*Task directions*: Report how many lines of the records below include the word "React". Give nothing but the number.

*Record list*:
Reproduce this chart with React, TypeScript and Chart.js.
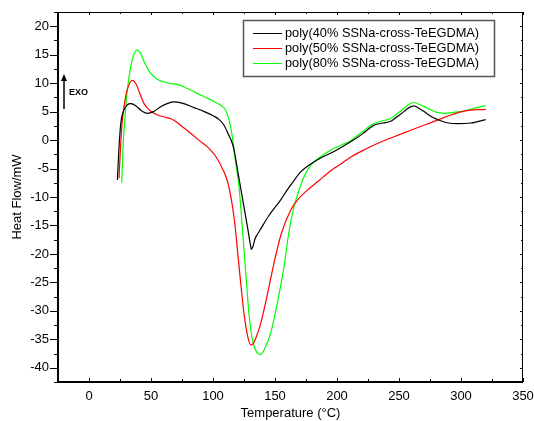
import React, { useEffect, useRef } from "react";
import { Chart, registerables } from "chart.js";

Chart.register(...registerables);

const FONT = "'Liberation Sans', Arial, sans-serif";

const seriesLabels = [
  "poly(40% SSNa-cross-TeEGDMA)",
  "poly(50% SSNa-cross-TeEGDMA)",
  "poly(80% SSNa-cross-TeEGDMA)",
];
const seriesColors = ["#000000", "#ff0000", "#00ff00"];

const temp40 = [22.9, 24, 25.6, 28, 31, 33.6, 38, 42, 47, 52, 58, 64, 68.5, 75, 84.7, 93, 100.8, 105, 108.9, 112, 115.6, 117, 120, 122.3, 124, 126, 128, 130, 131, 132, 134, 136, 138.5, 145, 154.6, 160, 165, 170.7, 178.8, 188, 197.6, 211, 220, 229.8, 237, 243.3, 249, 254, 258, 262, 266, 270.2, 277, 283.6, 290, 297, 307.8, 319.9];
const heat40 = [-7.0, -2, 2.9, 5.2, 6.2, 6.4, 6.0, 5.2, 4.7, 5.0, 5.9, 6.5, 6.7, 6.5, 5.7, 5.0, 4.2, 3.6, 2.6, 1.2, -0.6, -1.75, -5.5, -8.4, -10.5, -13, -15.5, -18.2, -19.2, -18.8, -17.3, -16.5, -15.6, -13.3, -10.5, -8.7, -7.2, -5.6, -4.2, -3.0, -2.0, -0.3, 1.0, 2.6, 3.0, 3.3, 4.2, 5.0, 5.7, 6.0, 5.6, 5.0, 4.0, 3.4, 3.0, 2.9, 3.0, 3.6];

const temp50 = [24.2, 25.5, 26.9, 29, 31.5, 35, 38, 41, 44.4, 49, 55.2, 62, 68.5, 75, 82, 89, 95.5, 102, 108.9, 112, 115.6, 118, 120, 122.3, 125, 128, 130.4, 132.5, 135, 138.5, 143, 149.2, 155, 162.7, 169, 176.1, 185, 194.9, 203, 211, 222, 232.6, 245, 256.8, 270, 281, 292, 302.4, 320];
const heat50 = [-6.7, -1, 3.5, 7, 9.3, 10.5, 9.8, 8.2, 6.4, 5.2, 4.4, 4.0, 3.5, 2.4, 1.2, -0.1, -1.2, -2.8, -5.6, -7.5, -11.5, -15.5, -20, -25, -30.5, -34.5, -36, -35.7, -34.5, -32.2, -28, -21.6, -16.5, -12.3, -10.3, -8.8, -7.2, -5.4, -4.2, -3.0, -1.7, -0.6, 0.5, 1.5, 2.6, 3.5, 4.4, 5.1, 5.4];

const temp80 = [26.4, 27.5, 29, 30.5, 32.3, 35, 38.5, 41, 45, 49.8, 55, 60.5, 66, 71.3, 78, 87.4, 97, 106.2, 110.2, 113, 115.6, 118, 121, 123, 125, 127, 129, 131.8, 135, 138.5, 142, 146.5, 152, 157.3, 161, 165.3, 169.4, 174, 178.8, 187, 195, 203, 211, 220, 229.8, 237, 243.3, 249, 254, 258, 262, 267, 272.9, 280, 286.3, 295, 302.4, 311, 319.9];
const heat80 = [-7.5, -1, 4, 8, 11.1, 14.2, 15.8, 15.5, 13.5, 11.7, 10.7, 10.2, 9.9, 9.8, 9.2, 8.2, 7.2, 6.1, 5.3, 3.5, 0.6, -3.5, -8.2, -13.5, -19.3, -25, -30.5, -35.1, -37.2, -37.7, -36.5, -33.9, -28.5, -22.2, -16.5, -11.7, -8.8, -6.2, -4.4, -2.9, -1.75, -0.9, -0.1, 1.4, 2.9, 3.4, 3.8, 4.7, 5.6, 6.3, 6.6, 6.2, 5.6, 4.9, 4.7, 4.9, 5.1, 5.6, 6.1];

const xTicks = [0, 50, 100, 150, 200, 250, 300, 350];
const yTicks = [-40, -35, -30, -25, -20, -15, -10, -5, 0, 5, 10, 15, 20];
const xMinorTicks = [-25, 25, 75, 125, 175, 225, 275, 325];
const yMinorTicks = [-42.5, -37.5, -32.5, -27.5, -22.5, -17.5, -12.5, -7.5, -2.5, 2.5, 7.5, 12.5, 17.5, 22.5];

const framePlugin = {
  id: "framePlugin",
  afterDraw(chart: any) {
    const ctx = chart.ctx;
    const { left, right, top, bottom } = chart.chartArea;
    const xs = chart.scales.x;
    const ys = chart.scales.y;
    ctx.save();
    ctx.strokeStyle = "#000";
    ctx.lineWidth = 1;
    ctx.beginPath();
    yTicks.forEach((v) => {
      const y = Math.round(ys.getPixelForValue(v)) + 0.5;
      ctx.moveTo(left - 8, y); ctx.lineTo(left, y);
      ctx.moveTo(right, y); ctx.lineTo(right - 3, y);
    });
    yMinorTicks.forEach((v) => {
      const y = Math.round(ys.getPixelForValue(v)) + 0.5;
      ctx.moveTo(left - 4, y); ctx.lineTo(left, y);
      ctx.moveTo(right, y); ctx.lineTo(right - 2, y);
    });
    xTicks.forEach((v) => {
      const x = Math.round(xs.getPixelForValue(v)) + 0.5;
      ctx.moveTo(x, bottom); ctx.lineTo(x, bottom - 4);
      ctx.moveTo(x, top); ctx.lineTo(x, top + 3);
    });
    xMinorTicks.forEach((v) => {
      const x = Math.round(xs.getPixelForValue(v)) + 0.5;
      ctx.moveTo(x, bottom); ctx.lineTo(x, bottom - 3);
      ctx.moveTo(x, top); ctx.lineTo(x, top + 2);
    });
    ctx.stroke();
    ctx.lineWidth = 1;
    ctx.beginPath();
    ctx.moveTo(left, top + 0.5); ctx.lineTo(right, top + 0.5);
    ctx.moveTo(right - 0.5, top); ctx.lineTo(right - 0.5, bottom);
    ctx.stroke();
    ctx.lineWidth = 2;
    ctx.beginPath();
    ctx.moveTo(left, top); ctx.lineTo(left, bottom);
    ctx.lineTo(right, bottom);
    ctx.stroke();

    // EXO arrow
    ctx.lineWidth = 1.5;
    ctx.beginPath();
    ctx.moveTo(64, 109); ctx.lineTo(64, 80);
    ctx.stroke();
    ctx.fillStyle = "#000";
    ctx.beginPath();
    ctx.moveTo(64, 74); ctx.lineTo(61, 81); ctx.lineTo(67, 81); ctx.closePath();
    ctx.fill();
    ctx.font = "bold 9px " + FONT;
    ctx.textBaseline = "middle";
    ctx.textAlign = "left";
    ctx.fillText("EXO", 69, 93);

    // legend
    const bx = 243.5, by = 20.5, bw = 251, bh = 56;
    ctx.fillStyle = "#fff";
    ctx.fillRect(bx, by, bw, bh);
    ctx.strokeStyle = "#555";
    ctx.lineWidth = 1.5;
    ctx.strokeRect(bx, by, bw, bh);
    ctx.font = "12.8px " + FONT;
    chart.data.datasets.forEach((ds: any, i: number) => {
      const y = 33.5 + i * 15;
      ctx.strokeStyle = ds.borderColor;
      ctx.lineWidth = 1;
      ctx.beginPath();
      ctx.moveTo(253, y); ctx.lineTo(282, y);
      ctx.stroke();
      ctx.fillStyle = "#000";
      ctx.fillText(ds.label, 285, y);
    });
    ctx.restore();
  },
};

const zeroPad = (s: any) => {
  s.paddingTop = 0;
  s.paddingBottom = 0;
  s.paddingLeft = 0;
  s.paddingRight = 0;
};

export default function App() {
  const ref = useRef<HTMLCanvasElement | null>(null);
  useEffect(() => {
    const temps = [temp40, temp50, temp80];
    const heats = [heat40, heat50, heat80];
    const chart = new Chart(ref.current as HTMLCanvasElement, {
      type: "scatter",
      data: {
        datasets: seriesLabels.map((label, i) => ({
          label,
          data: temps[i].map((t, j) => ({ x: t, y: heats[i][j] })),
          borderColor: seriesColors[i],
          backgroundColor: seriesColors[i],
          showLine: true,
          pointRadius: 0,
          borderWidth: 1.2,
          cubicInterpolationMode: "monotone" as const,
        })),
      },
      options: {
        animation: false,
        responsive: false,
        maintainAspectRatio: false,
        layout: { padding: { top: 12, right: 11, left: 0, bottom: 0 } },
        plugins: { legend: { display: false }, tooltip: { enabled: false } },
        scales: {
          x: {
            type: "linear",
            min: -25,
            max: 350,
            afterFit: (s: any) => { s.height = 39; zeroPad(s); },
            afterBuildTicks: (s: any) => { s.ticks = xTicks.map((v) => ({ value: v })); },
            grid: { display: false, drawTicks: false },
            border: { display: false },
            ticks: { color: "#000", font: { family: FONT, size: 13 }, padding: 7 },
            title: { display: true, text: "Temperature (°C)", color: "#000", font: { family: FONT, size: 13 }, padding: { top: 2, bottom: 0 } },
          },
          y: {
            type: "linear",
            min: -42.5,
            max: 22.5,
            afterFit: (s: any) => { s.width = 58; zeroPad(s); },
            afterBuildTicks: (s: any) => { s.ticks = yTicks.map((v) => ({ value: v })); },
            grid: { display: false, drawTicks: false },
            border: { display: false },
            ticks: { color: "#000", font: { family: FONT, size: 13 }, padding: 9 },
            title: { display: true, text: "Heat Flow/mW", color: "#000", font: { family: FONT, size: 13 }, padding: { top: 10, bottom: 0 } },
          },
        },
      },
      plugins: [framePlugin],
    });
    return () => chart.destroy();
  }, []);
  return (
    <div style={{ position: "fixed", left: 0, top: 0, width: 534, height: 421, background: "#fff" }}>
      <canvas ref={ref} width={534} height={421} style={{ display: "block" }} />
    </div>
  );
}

---

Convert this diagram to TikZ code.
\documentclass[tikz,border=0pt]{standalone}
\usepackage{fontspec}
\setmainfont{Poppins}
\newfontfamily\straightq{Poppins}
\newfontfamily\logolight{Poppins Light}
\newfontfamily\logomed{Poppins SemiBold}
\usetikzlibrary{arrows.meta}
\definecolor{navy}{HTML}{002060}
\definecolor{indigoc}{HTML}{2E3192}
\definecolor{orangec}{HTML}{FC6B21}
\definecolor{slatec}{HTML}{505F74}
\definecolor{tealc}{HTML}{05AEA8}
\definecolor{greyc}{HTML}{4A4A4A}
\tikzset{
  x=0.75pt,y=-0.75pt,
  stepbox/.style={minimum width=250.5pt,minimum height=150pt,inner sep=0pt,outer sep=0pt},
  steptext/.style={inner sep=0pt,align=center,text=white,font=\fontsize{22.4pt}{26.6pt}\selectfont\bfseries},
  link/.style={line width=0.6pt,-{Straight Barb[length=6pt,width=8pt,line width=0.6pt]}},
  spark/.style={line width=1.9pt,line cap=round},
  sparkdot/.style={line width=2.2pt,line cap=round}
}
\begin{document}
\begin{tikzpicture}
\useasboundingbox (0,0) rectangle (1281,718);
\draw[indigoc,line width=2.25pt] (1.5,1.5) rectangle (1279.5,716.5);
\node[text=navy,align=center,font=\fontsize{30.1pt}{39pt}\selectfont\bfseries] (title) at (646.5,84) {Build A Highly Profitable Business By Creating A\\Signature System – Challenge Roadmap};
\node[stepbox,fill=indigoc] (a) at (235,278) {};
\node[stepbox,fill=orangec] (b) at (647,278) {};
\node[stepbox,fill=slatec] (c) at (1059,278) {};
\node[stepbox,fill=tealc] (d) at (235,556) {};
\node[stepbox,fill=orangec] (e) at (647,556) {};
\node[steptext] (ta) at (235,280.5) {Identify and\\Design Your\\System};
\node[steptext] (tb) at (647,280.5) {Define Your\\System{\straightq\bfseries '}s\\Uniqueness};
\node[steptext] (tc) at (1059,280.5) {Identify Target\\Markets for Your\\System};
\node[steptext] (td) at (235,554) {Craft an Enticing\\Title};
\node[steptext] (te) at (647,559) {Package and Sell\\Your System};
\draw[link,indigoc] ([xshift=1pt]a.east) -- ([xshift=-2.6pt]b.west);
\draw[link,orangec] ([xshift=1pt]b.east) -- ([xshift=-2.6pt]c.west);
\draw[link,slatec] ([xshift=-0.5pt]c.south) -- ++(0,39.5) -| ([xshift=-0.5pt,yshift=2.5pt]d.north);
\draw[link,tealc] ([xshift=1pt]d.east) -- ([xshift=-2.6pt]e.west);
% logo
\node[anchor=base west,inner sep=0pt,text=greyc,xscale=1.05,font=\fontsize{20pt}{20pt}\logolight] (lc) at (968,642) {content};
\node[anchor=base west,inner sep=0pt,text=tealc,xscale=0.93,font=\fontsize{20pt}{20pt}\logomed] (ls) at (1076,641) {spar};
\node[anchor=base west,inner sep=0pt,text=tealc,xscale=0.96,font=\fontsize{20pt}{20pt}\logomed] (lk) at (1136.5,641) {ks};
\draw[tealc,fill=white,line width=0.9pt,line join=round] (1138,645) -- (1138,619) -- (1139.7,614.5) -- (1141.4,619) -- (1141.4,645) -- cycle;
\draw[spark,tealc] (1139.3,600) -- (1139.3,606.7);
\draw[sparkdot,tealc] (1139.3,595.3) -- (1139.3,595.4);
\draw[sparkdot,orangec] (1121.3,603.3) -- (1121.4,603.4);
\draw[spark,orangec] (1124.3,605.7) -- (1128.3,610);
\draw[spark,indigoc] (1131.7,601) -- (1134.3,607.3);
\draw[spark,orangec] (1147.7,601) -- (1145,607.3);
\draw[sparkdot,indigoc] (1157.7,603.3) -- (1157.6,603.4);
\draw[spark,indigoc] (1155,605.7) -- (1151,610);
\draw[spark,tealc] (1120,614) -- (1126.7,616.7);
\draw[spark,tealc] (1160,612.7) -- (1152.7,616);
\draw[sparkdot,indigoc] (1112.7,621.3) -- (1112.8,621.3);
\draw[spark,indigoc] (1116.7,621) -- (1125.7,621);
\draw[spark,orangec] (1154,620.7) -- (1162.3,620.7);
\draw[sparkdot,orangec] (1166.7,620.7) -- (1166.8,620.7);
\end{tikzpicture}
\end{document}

*Task response*: 2